= AIM OF THE EXERCISE =
Both the line containing "What seaborn and" and the line containing "ax.axis('off')" belong in the copy, as do all lines between them, copied exactly; pictures do not.

= DATA LINES =
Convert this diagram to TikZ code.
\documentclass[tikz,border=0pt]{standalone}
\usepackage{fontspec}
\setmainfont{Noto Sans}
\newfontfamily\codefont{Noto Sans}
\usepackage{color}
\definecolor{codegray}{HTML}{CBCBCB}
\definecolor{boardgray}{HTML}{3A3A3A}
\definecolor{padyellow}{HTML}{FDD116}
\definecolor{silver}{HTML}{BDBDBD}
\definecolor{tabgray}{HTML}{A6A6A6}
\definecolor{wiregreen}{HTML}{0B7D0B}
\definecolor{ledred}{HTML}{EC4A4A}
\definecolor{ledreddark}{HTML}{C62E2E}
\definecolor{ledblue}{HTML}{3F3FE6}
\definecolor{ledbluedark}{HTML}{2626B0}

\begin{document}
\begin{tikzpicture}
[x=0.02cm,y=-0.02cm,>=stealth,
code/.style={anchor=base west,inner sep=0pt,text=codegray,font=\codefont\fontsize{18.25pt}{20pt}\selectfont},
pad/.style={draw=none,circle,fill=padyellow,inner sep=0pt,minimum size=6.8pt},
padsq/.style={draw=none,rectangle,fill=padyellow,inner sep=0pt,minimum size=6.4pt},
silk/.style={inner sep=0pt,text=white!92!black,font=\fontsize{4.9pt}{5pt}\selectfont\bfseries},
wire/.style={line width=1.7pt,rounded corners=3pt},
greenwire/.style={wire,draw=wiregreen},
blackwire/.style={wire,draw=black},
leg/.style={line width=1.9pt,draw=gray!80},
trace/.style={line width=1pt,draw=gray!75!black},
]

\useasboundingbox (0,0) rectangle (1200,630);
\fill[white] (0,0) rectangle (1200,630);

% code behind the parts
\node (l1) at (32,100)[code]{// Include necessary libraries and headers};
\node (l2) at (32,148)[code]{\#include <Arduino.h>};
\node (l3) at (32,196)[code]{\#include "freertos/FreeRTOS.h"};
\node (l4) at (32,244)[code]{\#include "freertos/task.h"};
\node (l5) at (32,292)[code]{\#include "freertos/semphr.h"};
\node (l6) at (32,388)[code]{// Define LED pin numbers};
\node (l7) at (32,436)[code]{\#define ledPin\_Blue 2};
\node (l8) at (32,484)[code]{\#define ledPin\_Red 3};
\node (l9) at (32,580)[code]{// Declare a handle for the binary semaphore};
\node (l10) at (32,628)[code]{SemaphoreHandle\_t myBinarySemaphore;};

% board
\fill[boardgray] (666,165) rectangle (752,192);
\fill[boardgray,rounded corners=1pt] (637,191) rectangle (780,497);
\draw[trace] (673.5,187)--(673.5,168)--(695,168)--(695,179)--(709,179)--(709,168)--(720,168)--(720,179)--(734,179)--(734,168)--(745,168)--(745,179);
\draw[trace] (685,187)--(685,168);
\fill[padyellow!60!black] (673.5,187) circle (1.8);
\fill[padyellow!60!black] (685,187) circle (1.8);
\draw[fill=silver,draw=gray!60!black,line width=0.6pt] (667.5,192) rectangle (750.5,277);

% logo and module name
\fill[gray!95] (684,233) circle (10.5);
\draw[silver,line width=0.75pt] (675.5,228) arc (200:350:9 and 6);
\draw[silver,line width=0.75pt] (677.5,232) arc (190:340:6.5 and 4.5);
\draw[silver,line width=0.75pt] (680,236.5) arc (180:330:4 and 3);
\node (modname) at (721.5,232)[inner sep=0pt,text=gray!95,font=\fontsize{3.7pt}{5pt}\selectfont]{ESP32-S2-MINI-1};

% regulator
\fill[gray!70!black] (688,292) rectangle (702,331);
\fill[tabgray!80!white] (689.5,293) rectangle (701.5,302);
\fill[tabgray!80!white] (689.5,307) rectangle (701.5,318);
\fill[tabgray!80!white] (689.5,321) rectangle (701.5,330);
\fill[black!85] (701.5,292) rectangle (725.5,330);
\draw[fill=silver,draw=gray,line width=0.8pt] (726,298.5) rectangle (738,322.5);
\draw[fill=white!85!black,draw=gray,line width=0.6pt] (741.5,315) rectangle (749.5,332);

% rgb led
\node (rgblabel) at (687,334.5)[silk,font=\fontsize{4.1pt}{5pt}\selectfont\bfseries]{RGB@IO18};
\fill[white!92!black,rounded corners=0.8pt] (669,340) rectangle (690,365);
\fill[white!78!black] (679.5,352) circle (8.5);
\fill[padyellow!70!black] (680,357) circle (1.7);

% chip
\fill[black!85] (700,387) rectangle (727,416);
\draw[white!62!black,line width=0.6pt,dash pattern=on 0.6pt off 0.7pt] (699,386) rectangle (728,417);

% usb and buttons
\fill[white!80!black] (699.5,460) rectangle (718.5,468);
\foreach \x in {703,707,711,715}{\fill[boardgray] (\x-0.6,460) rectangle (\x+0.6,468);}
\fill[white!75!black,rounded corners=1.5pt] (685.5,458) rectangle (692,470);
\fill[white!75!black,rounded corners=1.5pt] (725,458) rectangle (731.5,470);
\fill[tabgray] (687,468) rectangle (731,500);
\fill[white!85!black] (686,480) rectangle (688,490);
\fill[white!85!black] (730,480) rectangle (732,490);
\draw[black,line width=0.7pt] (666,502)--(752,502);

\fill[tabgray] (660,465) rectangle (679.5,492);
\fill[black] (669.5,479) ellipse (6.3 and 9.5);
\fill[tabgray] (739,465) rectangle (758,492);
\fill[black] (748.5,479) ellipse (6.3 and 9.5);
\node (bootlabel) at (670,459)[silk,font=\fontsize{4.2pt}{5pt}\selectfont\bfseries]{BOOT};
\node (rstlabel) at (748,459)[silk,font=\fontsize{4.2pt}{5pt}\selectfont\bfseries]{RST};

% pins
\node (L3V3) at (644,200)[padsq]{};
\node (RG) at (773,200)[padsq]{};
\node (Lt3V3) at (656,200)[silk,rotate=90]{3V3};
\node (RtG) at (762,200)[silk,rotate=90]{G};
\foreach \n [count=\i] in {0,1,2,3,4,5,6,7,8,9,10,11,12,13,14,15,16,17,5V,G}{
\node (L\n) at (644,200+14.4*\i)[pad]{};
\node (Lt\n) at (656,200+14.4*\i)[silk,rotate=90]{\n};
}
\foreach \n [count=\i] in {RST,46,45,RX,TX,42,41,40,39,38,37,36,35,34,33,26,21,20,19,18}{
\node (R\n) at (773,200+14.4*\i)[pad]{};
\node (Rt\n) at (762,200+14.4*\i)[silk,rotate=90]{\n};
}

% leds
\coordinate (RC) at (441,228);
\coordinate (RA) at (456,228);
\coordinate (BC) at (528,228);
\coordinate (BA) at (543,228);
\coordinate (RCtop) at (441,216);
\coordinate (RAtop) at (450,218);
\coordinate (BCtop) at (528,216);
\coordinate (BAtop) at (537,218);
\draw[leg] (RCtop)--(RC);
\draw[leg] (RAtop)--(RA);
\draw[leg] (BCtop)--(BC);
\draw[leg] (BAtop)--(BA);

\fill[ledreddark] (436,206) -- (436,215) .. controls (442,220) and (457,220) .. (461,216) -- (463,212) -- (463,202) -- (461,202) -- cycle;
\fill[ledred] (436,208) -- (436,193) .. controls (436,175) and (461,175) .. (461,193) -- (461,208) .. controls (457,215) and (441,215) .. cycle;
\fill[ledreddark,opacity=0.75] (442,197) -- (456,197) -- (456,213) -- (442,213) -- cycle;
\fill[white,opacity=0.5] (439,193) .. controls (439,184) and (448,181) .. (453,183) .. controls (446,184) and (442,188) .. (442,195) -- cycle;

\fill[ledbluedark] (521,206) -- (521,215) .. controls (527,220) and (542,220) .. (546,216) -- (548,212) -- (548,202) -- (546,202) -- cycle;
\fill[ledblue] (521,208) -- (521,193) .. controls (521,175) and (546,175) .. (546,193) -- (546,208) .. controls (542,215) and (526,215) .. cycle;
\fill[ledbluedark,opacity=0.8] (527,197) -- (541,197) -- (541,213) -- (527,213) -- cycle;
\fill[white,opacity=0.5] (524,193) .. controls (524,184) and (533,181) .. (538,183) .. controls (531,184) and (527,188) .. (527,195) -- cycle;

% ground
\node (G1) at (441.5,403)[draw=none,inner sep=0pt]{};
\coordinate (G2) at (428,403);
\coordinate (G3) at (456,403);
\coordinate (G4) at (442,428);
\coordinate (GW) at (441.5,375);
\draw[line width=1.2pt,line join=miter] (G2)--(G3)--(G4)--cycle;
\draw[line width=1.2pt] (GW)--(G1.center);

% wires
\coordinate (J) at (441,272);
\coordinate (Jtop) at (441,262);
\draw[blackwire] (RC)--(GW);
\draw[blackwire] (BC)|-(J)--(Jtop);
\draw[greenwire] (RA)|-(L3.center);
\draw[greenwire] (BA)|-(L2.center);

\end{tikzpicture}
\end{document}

...

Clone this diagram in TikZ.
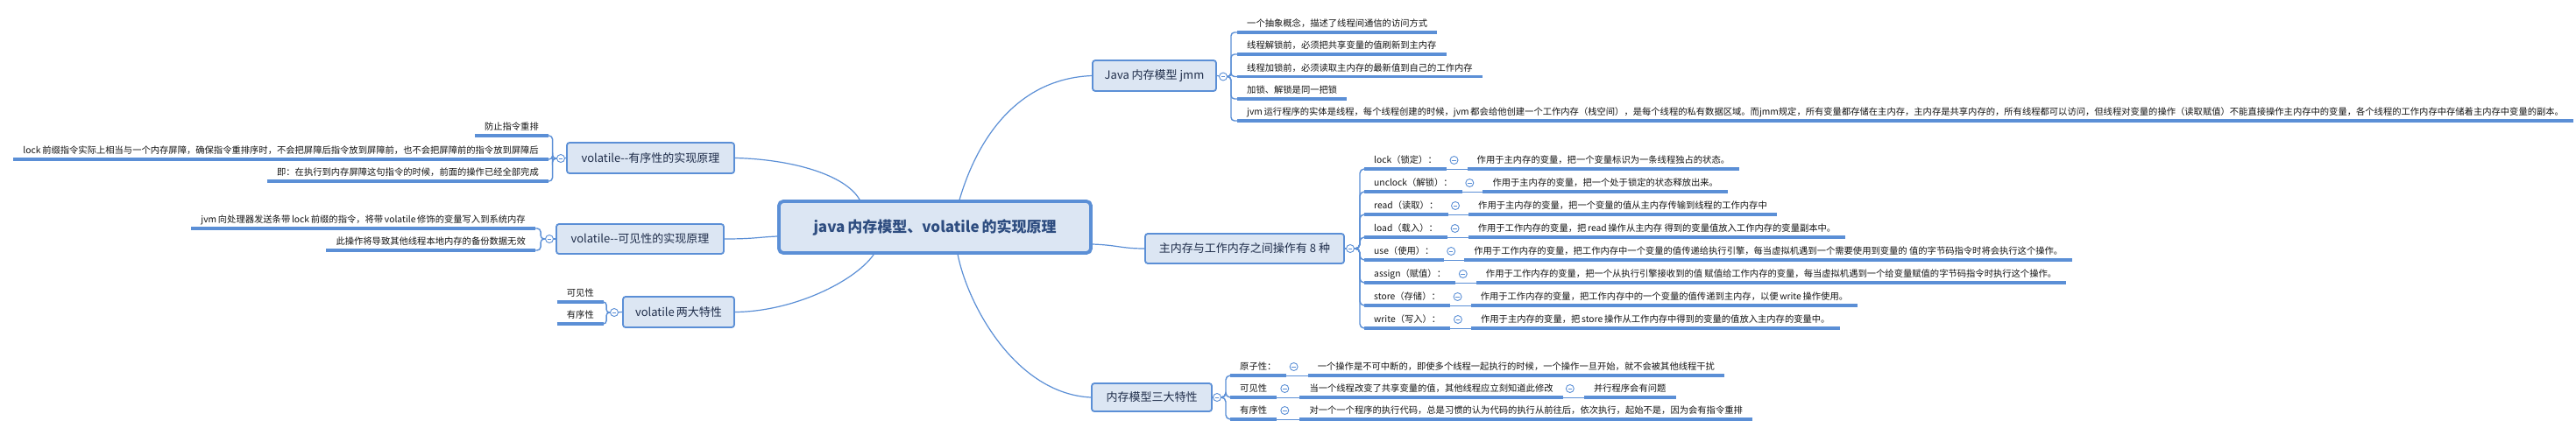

==

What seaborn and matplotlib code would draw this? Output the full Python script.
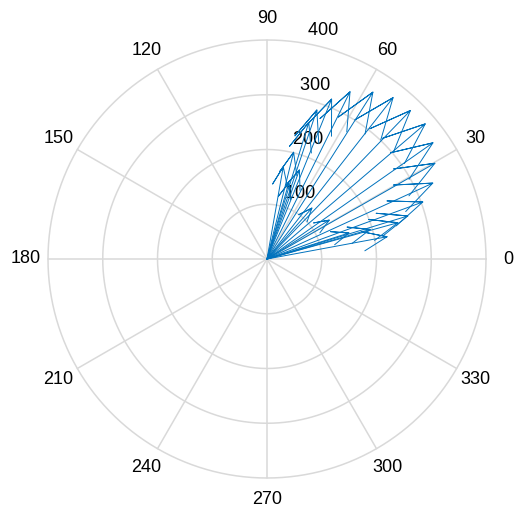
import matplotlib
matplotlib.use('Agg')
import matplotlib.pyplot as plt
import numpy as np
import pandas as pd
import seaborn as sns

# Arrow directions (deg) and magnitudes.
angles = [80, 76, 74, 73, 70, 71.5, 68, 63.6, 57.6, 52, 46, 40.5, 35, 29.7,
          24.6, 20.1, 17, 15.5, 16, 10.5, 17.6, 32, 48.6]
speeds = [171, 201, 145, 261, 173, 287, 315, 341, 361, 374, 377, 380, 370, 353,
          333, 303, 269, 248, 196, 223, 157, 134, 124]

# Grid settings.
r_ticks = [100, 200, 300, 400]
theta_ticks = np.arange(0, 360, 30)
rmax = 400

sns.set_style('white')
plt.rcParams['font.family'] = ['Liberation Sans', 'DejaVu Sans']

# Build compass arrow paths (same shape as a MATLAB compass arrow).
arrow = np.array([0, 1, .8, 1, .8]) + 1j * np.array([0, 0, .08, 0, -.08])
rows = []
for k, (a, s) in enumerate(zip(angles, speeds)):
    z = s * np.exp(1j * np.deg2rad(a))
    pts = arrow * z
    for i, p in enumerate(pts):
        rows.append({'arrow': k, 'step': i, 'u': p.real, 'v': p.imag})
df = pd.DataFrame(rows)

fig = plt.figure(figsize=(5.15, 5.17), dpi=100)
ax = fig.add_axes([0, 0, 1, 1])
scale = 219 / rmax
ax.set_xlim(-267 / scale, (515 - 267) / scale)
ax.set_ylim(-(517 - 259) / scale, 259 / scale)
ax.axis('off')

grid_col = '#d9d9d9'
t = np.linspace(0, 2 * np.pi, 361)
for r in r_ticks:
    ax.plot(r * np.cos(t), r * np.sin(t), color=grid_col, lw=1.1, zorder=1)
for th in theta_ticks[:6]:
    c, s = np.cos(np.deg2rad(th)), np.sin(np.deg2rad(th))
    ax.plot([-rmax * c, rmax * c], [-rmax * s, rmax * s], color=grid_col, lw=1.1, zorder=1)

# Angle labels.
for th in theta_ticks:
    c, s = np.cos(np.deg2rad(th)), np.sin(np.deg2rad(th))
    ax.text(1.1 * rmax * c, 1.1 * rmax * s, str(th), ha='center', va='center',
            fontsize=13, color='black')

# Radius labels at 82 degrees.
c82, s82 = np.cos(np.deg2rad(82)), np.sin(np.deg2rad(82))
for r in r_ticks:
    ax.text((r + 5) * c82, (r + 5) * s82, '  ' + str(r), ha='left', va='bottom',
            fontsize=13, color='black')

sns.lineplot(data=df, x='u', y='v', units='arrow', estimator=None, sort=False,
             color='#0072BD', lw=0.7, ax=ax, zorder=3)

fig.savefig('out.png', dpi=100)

= FINAL RESULT =
What seaborn and matplotlib code would draw this? Output the full Python script.
import matplotlib
matplotlib.use('Agg')
import matplotlib.pyplot as plt
import numpy as np
import pandas as pd
import seaborn as sns

# Arrow directions (deg) and magnitudes.
angles = [80, 76, 74, 73, 70, 71.5, 68, 63.6, 57.6, 52, 46, 40.5, 35, 29.7,
          24.6, 20.1, 17, 15.5, 16, 10.5, 17.6, 32, 48.6]
speeds = [171, 201, 145, 261, 173, 287, 315, 341, 361, 374, 377, 380, 370, 353,
          333, 303, 269, 248, 196, 223, 157, 134, 124]

# Grid settings.
r_ticks = [100, 200, 300, 400]
theta_ticks = np.arange(0, 360, 30)
rmax = 400

sns.set_style('white')
plt.rcParams['font.family'] = ['Liberation Sans', 'DejaVu Sans']

# Build compass arrow paths (same shape as a MATLAB compass arrow).
arrow = np.array([0, 1, .8, 1, .8]) + 1j * np.array([0, 0, .08, 0, -.08])
rows = []
for k, (a, s) in enumerate(zip(angles, speeds)):
    z = s * np.exp(1j * np.deg2rad(a))
    pts = arrow * z
    for i, p in enumerate(pts):
        rows.append({'arrow': k, 'step': i, 'u': p.real, 'v': p.imag})
df = pd.DataFrame(rows)

fig = plt.figure(figsize=(5.15, 5.17), dpi=100)
ax = fig.add_axes([0, 0, 1, 1])
scale = 219 / rmax
ax.set_xlim(-267 / scale, (515 - 267) / scale)
ax.set_ylim(-(517 - 259) / scale, 259 / scale)
ax.axis('off')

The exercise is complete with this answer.